Esta es una provincia para la estación de los trenes perdidos que se entrega al tránsito otoñal con sumisión, como un personaje de García Márquez. Quizá ese coronel que, mientras espera una carta que nunca llegará en la que se le reconozcan sus méritos pasados con un paga digna, se niega a sacrificar el gallo de pelea que le dejó su hijo y cuando le pregunta su mujer desesperada qué comerán le contesta con orgullo: «Pues comemos mierda».

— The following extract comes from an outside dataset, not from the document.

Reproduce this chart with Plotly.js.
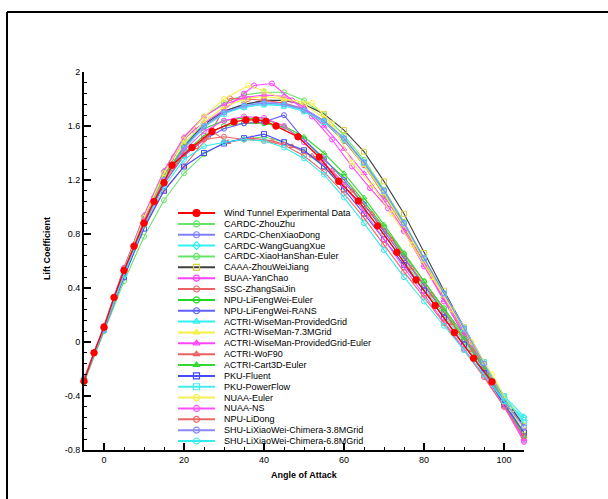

Camino va la realidad de convertirse en ficción en una escena tan fecunda para lo literario, como bien atestigua la nutrida nómina de escritores leoneses. Ayuntamientos con más acreedores que vecinos y una cuenta de deuda que pagarán las dos próximas generaciones; una Caja que atesoró el ahorro de miles de leoneses como hormigas, a los que convencieron de que la apuesta por lo propio redundaría en prosperidad común y ahora han vendido de saldo los gobernantes que la convirtieron en un coto privado; un tejido empresarial enquistado en la cultura del amiguismo y la figura del conseguidor, en el que unos pocos, siempre los mismos, hacen negocio con la ruina y la mediocridad del resto; una sociedad envejecida y acostumbrada a no levantar la voz hasta que palpa con el dedo el agujero en el bolsillo del pantalón, a la que la fuerza de la rutina ha convencido de que el chantaje pasa por una forma de contar con ella... En el paisaje se yerguen las figuras del político y el cacique, que en muchas ocasiones son lo mismo, y crece la paisanada en segunda fila, rezungona y resignada, para dar coro al miserere de lamentos en el que la han encerrado como trampa.

Como esos manzanos cargados, con muletas en los caños, a los que se pudre el fruto y se golpea al caer. El otoño se remite a una estación en pasado, como León.